Step 3: Export as PNG and Check the Content
Once the card is done, export it as an image such as PNG and check the content before publishing. Try checking the following points on your phone screen.
| What to Check | Points to Look At |
|---|---|
| Text size | Is the text not too small and readable even on a phone |
| Typos | Are there mistakes in your name, tags, dates, etc. |
| Placement | Is the avatar art not overlapping the text |
| Missing info | Is information you meant to include not missing |
Step 4: Post on X and Set It as a Pinned Post
Once checked, post the image on X. Adding your activity, where you stream, and a line asking people to follow in the post text supplements the info the card alone can’t convey.
After posting, pin that post to the top of your profile. From the menu (…) at the top right of the post you want to pin, choose “Pin to your profile” to set it. You can pin only one, so choose the post you most want people to see. Note that the display and steps can change, so if you can’t find it, check X’s Help.
Step 5: Update When Your Activity Changes
When your stream genre, where you’re active, tags, fan name, and the like change, update your introduction card too. If you keep the source/editing data, you can fix just the changed part and prepare an updated version.
Leaving old information as-is can mislead first-time viewers. It’s a good habit to review it at each milestone in your activity.
That completes the flow of making and publishing an introduction card. Finally, let’s clear up the small details with an FAQ.
Frequently Asked Questions

Finally, we’ll sum up, in a Q&A format, the points that tend to cause hesitation when making an introduction card.
What Should I Do If My Avatar Art Isn’t Finished?
Even if your avatar art isn’t finished, you can make a simple introduction card. If you have an avatar on REALITY or similar, you can also use the avatar image or a screenshot. If your avatar art is being commissioned, make a text-centered provisional card and swap in the image once it’s done.
However, avoid using images whose source is unknown or assets whose usage scope is unclear. Using them without knowing the allowed scope can require fixes or deletion later.
Can I Make It with Just a Phone?
You can make it with just a phone. Canva works from the smartphone app and Profmaker from the browser, so you can make an introduction card without a PC.
Before publishing, check on your phone screen whether the text is too small and whether it’s readable.
Should I Put Everything on One Card?
You don’t need to put everything in. Cramming in too much information actually makes it harder to read.

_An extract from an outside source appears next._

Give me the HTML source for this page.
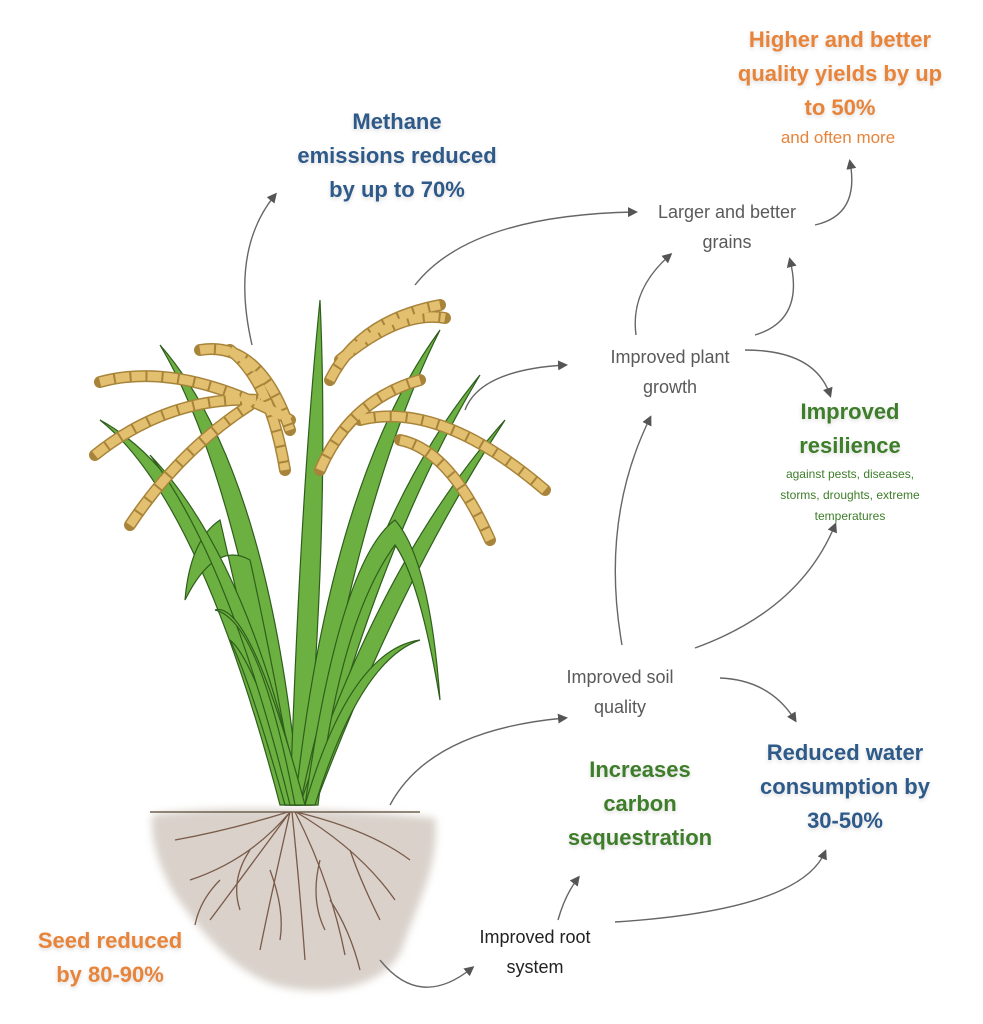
<!DOCTYPE html>
<html><head><meta charset="utf-8"><style>
html,body{margin:0;padding:0;background:#fff;}
body{width:983px;height:1024px;position:relative;overflow:hidden;font-family:"Liberation Sans",sans-serif;}
.t{position:absolute;text-align:center;white-space:nowrap;transform:translateX(-50%);}
.b{font-weight:bold;font-size:22px;line-height:34px;text-shadow:0 2px 4px rgba(0,0,0,0.15);}
.or{color:#e8843a}.bl{color:#2e5a8a}.gr{color:#3e7d2a}
.g{color:#5a5a5a;font-size:18px;line-height:30px;}
svg{position:absolute;left:0;top:0;}
</style></head><body>
<svg width="983" height="1024" viewBox="0 0 983 1024">
<defs>
<marker id="a" markerWidth="10" markerHeight="10" refX="7" refY="5" orient="auto" markerUnits="userSpaceOnUse"><path d="M0,0 L10,5 L0,10 Z" fill="#555"/></marker>
<filter id="bl"><feGaussianBlur stdDeviation="4"/></filter>
</defs>
<path d="M152,815 C210,805 330,808 435,818 C440,860 420,900 405,940 C395,985 330,1000 275,985 C230,970 200,930 175,895 C160,870 150,840 152,815 Z" fill="#d9d1ca" filter="url(#bl)"/>
<path d="M150,812 L420,812" stroke="#6d6050" stroke-width="1.5"/>
<g stroke="#7a5a48" stroke-width="1.3" fill="none">
<path d="M290,812 Q250,860 190,880"/><path d="M290,812 Q240,880 210,920"/><path d="M290,812 Q270,900 260,950"/>
<path d="M292,812 Q300,890 305,960"/><path d="M295,812 Q330,880 345,955"/><path d="M296,812 Q360,850 395,900"/>
<path d="M296,812 Q370,830 410,860"/><path d="M288,812 Q230,830 175,840"/><path d="M250,850 Q230,880 240,910"/>
<path d="M320,860 Q310,900 325,930"/><path d="M350,850 Q360,880 380,920"/><path d="M270,870 Q285,910 280,940"/>
<path d="M220,880 Q200,900 195,925"/><path d="M330,900 Q350,930 360,970"/>
</g>
<g fill="#6bb040" stroke="#2f5e1c" stroke-width="1.2">
<path d="M280,805 Q200,500 100,420 Q230,490 300,805 Z"/>
<path d="M285,805 Q240,480 160,345 Q270,470 300,805 Z"/>
<path d="M290,805 Q300,500 320,300 Q330,520 305,805 Z"/>
<path d="M295,805 Q330,480 440,330 Q355,500 310,805 Z"/>
<path d="M300,805 Q360,520 480,375 Q380,540 312,805 Z"/>
<path d="M300,805 Q380,560 505,420 Q400,580 315,805 Z"/>
<path d="M285,805 Q220,520 220,520 Q190,540 185,600 Q215,540 250,560 Q270,650 298,805 Z"/>
<path d="M305,805 Q340,560 395,520 Q430,560 440,700 Q420,580 395,545 Q340,620 318,805 Z"/>
<path d="M285,805 Q250,680 230,640 Q255,660 298,805 Z"/>
<path d="M290,805 Q230,560 150,455 Q250,560 302,805 Z"/>
<path d="M295,805 Q260,620 215,610 Q250,600 305,805 Z"/>
<path d="M305,805 Q350,650 420,640 Q360,660 315,805 Z"/>
</g>
<g fill="none" stroke-linecap="round">
<g stroke="#a8843a" stroke-width="12">
<path d="M100,382 Q180,360 290,420"/><path d="M95,455 Q170,395 260,400"/><path d="M130,525 Q180,450 250,405"/>
<path d="M200,350 Q260,340 290,430"/><path d="M330,380 Q360,320 440,305"/><path d="M340,360 Q400,310 445,318"/>
<path d="M320,470 Q350,400 420,380"/><path d="M360,420 Q440,400 545,490"/><path d="M400,440 Q450,450 490,540"/>
<path d="M230,350 Q270,380 285,470"/>
</g>
<g stroke="#e2c070" stroke-width="9" stroke-dasharray="14 2" stroke-linecap="butt">
<path d="M100,382 Q180,360 290,420"/><path d="M95,455 Q170,395 260,400"/><path d="M130,525 Q180,450 250,405"/>
<path d="M200,350 Q260,340 290,430"/><path d="M330,380 Q360,320 440,305"/><path d="M340,360 Q400,310 445,318"/>
<path d="M320,470 Q350,400 420,380"/><path d="M360,420 Q440,400 545,490"/><path d="M400,440 Q450,450 490,540"/>
<path d="M230,350 Q270,380 285,470"/>
</g>
</g>
<g fill="none" stroke="#666" stroke-width="1.4" marker-end="url(#a)">
<path d="M252,345 Q230,250 275,195"/>
<path d="M415,285 Q470,215 635,212"/>
<path d="M815,225 Q860,215 850,162"/>
<path d="M636,335 Q630,290 670,255"/>
<path d="M755,335 Q805,320 790,260"/>
<path d="M465,410 Q480,370 565,365"/>
<path d="M745,350 Q815,350 830,395"/>
<path d="M622,645 Q600,520 650,418"/>
<path d="M695,648 Q800,610 835,525"/>
<path d="M720,678 Q770,680 795,720"/>
<path d="M390,805 Q430,730 565,718"/>
<path d="M380,960 Q420,1010 472,968"/>
<path d="M558,920 Q565,895 578,878"/>
<path d="M615,922 Q800,910 825,852"/>
</g>
</svg>
<div class="t b bl" style="left:397px;top:105px">Methane<br>emissions reduced<br>by up to 70%</div>
<div class="t b or" style="left:840px;top:23px">Higher and better<br>quality yields by up<br>to 50%</div>
<div class="t or" style="left:838px;top:128px;font-size:17px">and often more</div>
<div class="t g" style="left:727px;top:197px">Larger and better<br>grains</div>
<div class="t g" style="left:670px;top:342px">Improved plant<br>growth</div>
<div class="t b gr" style="left:850px;top:395px">Improved<br>resilience</div>
<div class="t gr" style="left:850px;top:464px;font-size:12px;line-height:21px">against pests, diseases,<br>storms, droughts, extreme<br>temperatures</div>
<div class="t g" style="left:620px;top:662px">Improved soil<br>quality</div>
<div class="t b gr" style="left:640px;top:753px">Increases<br>carbon<br>sequestration</div>
<div class="t b bl" style="left:845px;top:736px">Reduced water<br>consumption by<br>30-50%</div>
<div class="t" style="left:535px;top:922px;font-size:18px;line-height:30px;color:#222">Improved root<br>system</div>
<div class="t b or" style="left:110px;top:924px">Seed reduced<br>by 80-90%</div>
</body></html>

On an introduction card, convey an overview of your activity, and supplement a detailed profile and rules on a linked profile page—that keeps it tidy.
Do I Need Both an Introduction Card and a Profile Page?
Neither is mandatory. At first, you can start with just an introduction card.
Once your activity grows and you want to gather a link collection and detailed information, having a profile page is convenient. Their roles differ, so add them in the order you need them.
How Do I Decide the Size of an Introduction Card?
Deciding based mainly on where you’ll post is recommended. If you’re posting on X, one approach is to aim for a landscape 16:9. For example, 1200×675 pixels is a ratio often cited as a size example for X post images.
However, X officially hasn’t stated a recommended size for introduction cards. The display spec can also change, so place important text and avatar art toward the center, and finally check readability on your phone’s actual display.
Summary
A V-Liver introduction card is a profile image that clearly conveys your activity to first-time viewers. Just adding basic information—name, stream content, where you’re active, tags, and avatar art—makes a single card that’s handy as an entry point to your activity.
First, use a tool and template like Canva or Profmaker to make one card with only the information you’ve decided. After publishing, you can gradually update it to match your stream content and direction while watching the response. You don’t need to aim for perfection from the start. Start small and shape it into an introduction card that’s uniquely yours.